The Sea is My Brother – Jack Kerouac [Feature Review]

The Sea is My Brother - Jack KerouacInsight into the Adolescent Mind
of a Young Beat Writer

A Feature Review of

The Sea is My Brother:

The Lost Novel.

Jack Kerouac.

Hardback: De Capo Press, 2012.
Buy now:  [ Amazon ]  [ Kindle ]

Reviewed by Amber Baker.

A young man searches for meaning to his life, trying to find a place for all his philosophies and ideals. Leaving his home for another, he is faced with what it means to act out convictions versus simply discussing them.
The Sea is My Brother is author and poet Jack Kerouac‘s first novel, written in 1942 after his eight day stint as a sailor for the US Merchant Marines. Kerouac considered it to be a complete waste of time, and never sent the manuscript to publishers. In 1992, Kerouac’s brother-in-law discovered the manuscript sketches amongst the author’s papers. The novel remained unpublished until 2011. The novel is short, a mere one-hundred and fifty-eight pages, but when Kerouac’s style is considered, brevity doesn’t necessarily mean a simple read.

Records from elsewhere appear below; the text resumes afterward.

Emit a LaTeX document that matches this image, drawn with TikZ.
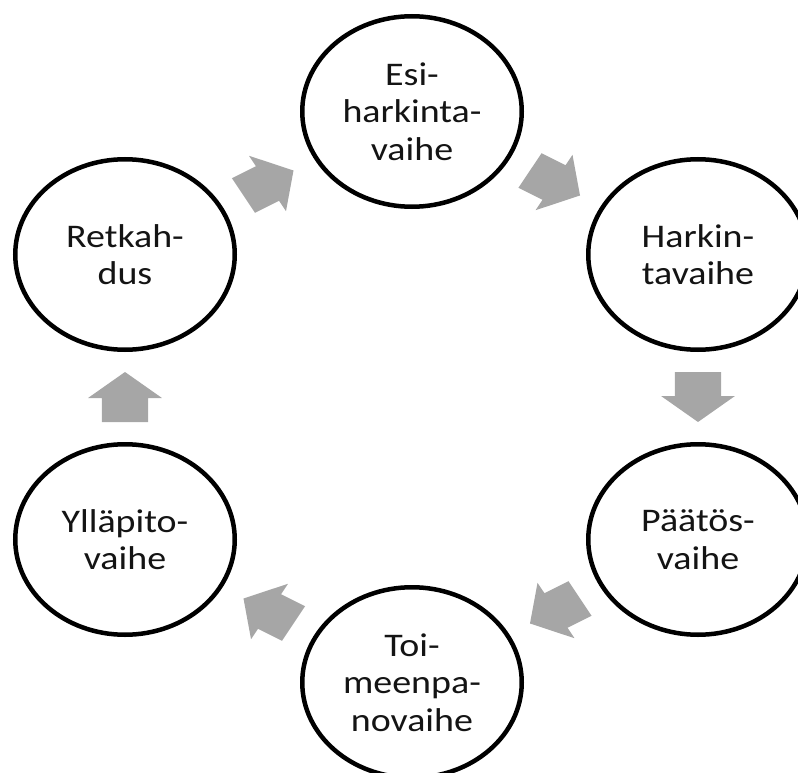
\documentclass[tikz,border=0pt]{standalone}
\usepackage{fontspec}
\setmainfont{Carlito}
\newfontfamily\handfont[FakeStretch=1.15]{Carlito}
\usetikzlibrary{shapes.geometric,calc}
\definecolor{arrowgray}{RGB}{166,166,166}
\definecolor{inkblack}{RGB}{20,20,20}
\newcommand{\cyclearrow}[3]{%
  \begin{scope}[shift={($(#1)!0.5!(#2)$)}, xscale=1.155, rotate=#3]
    \fill[arrowgray] (-25,-20) -- (-1,-20) -- (-1,-32) -- (25,0) -- (-1,32) -- (-1,20) -- (-25,20) -- cycle;
  \end{scope}}
\begin{document}
\begin{tikzpicture}[x=1pt,y=-1pt,
  phase/.style={ellipse, draw=black, line width=4.5pt, fill=white,
    minimum width=219.5pt, minimum height=190.5pt, inner sep=0pt,
    align=center, text=inkblack,
    font=\handfont\fontsize{33}{37.5}\selectfont}]
\useasboundingbox (0,0) rectangle (798,773);
\clip (0,0) rectangle (798,773);
\node[phase] (esi) at (412,111.5) {Esi-\\harkinta-\\vaihe};
\node[phase] (hark) at (698,254.5) {Harkin-\\tavaihe};
\node[phase] (paat) at (698,539.5) {Päätös-\\vaihe};
\node[phase] (toim) at (412,682.5) {Toi-\\meenpa-\\novaihe};
\node[phase] (yll) at (125,539.5) {Ylläpito-\\vaihe};
\node[phase] (ret) at (125,254.5) {Retkah-\\dus};
\cyclearrow{ret}{esi}{30}
\cyclearrow{esi}{hark}{-30}
\cyclearrow{hark}{paat}{-90}
\cyclearrow{paat}{toim}{210}
\cyclearrow{toim}{yll}{150}
\cyclearrow{yll}{ret}{90}
\end{tikzpicture}
\end{document}
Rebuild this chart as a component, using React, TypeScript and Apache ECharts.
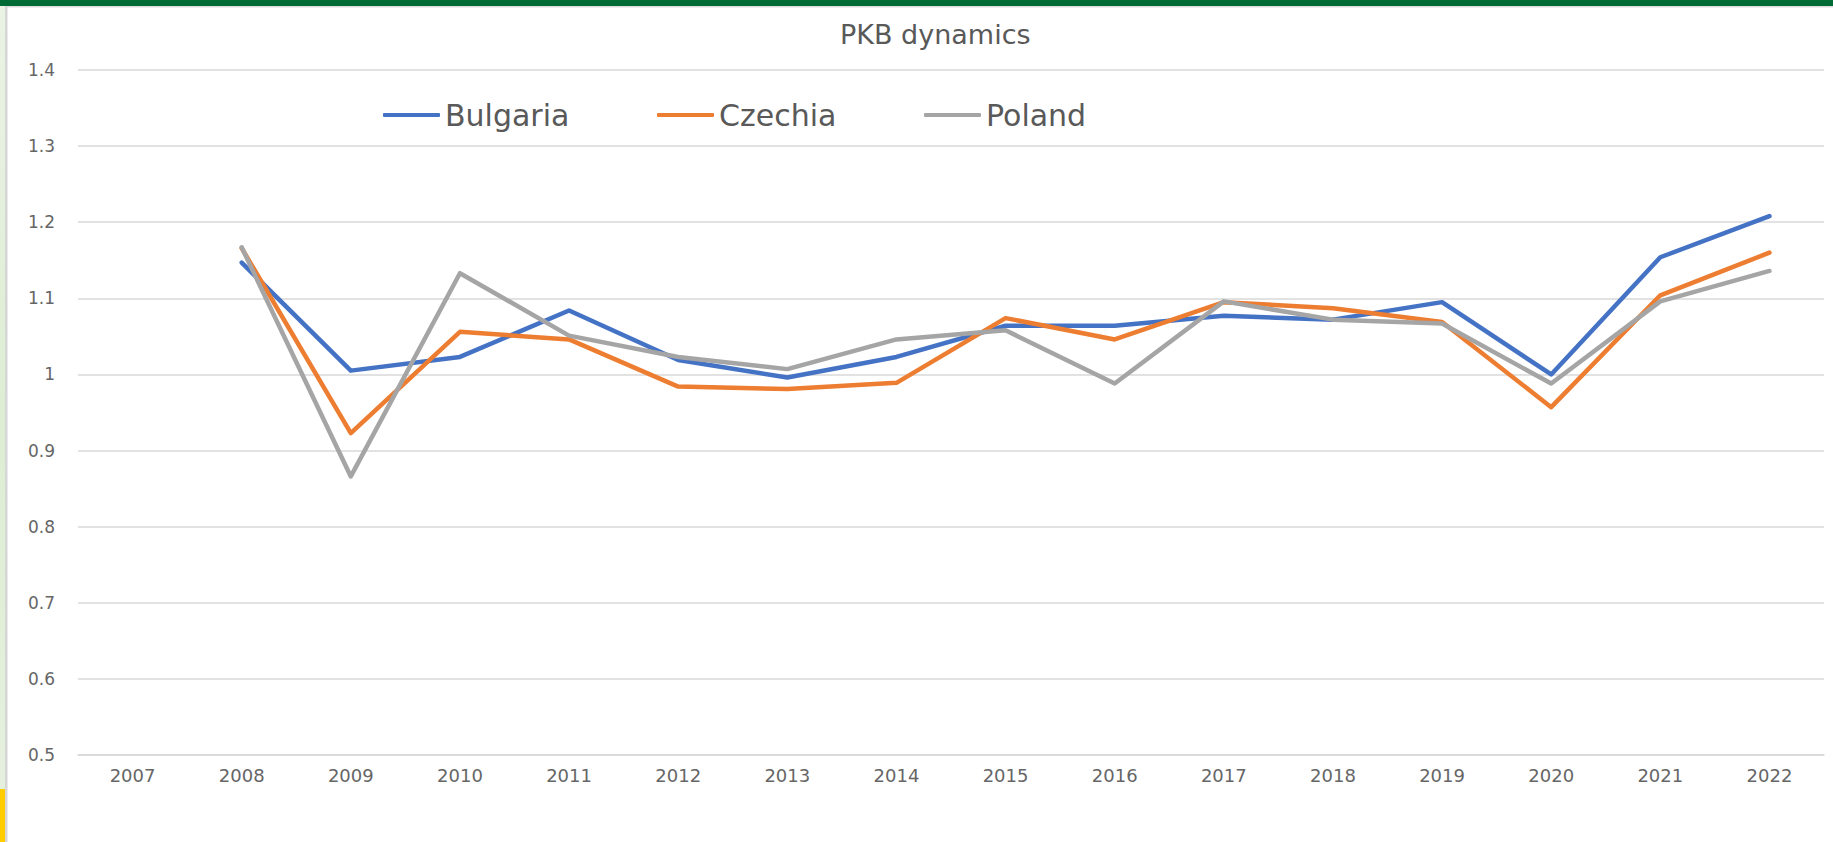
import React, { useEffect, useRef } from "react";
import * as echarts from "echarts";

const years = ["2007", "2008", "2009", "2010", "2011", "2012", "2013", "2014", "2015", "2016", "2017", "2018", "2019", "2020", "2021", "2022"];
const bulgaria = [null, 1.147, 1.005, 1.023, 1.084, 1.019, 0.996, 1.023, 1.064, 1.064, 1.077, 1.072, 1.095, 1.0, 1.154, 1.208];
const czechia = [null, 1.166, 0.923, 1.056, 1.046, 0.984, 0.981, 0.989, 1.074, 1.046, 1.095, 1.087, 1.069, 0.957, 1.104, 1.16];
const poland = [null, 1.167, 0.866, 1.133, 1.051, 1.023, 1.007, 1.046, 1.058, 0.988, 1.096, 1.072, 1.067, 0.988, 1.096, 1.136];
const seriesNames = ["Bulgaria", "Czechia", "Poland"];
const seriesColors = ["#4472C4", "#ED7D31", "#A5A5A5"];
const yMin = 0.5;
const yMax = 1.4;
const yStep = 0.1;
const titleText = "PKB dynamics";

const FONT = "DejaVu Sans";
const TEXT = "#595959";

export default function App() {
  const ref = useRef<HTMLDivElement>(null);
  useEffect(() => {
    if (!ref.current) return;
    const chart = echarts.init(ref.current, null, { renderer: "svg" });
    const data = [bulgaria, czechia, poland];
    const legendLefts = [378, 652, 919];
    const option: any = {
      animation: false,
      backgroundColor: "#ffffff",
      title: {
        text: titleText,
        left: 835,
        top: 16,
        textStyle: { fontFamily: FONT, fontSize: 27, fontWeight: "normal", color: TEXT },
      },
      legend: seriesNames.map((n, i) => ({
        data: [n],
        left: legendLefts[i],
        top: 95,
        icon: "roundRect",
        itemWidth: 57,
        itemHeight: 4,
        itemGap: 0,
        textStyle: { fontFamily: FONT, fontSize: 30, color: TEXT, padding: [0, 0, 0, 0] },
        selectedMode: false,
      })),
      grid: { left: 78, right: 9, top: 70, bottom: 87, containLabel: false },
      xAxis: {
        type: "category",
        data: years,
        boundaryGap: true,
        axisLine: { show: true, lineStyle: { color: "#D9D9D9", width: 1.5 } },
        axisTick: { show: false },
        axisLabel: { margin: 11, fontFamily: FONT, fontSize: 18, color: "#666666" },
      },
      yAxis: {
        type: "value",
        min: yMin,
        max: yMax,
        interval: yStep,
        axisLine: { show: false },
        axisTick: { show: false },
        splitLine: { lineStyle: { color: "#D9D9D9", width: 1.5 } },
        axisLabel: { margin: 23, fontFamily: FONT, fontSize: 17, color: "#666666" },
      },
      series: seriesNames.map((n, i) => ({
        name: n,
        type: "line",
        data: data[i],
        symbol: "none",
        showSymbol: false,
        connectNulls: false,
        itemStyle: { color: seriesColors[i] },
        lineStyle: { color: seriesColors[i], width: 4.5, cap: "round", join: "round" },
      })),
      graphic: [
        { type: "rect", left: 0, top: 0, shape: { x: 0, y: 0, width: 1833, height: 6 }, style: { fill: "#006B35" }, z: 10 },
        { type: "rect", left: 0, top: 6, shape: { x: 0, y: 0, width: 1833, height: 1.5 }, style: { fill: "#DDDDDD" }, z: 10 },
        { type: "rect", left: 0, top: 6, shape: { x: 0, y: 0, width: 5, height: 836 }, style: { fill: new echarts.graphic.LinearGradient(0, 0, 0, 1, [{ offset: 0, color: "#EAF3E4" }, { offset: 0.5, color: "#DDEDD3" }, { offset: 1, color: "#E6F1DF" }]) }, z: 10 },
        { type: "rect", left: 5, top: 6, shape: { x: 0, y: 0, width: 2.5, height: 836 }, style: { fill: "#D6D6D6" }, z: 10 },
        { type: "rect", left: 0, top: 789, shape: { x: 0, y: 0, width: 5, height: 53 }, style: { fill: "#FFCC00" }, z: 11 },
      ],
    };
    chart.setOption(option);
    return () => chart.dispose();
  }, []);
  return <div ref={ref} style={{ position: "fixed", left: 0, top: 0, width: 1833, height: 842 }} />;
}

The chief struggle of the protagonist is whether or not he is capable of leaving a world of ideas and philosophical musings for one that puts those ideas into practice. William Everhart spent the past six years living the life of a scholar in the English classroom involved in “a serious study of life and strove to understand it rather than accept it with an idiot’s afterthought, if any at all.” Upon a chance encounter, he meets Wesley Martin, a current member of the US Merchant Marines. If Everhart is an elitist intellectual, Martin is his introspective, experience-driven foil. These two people reflect aspects of Kerouac’s own personality, philosopher and realist. Neither character wins out over the other in the end. The novel ends abruptly, with no closure on Everhart’s existential wrestling. The reader is left wondering if Everhart embraced the life of the merchant, or if he went back to being an assistant lecturer, safe in his books and philosophers. His long-winded diatribes isolate him because either the reader wants Everhart to finish talking, or does not particularly care for what he is waxing on about: “‘[A]s a matter of fact, he’s an iconoclastic neo-Machiavellian materialist,’ cooed Bill. Danny glanced askance: ‘Am I supposed to know what that mean?’ Bill flushed.”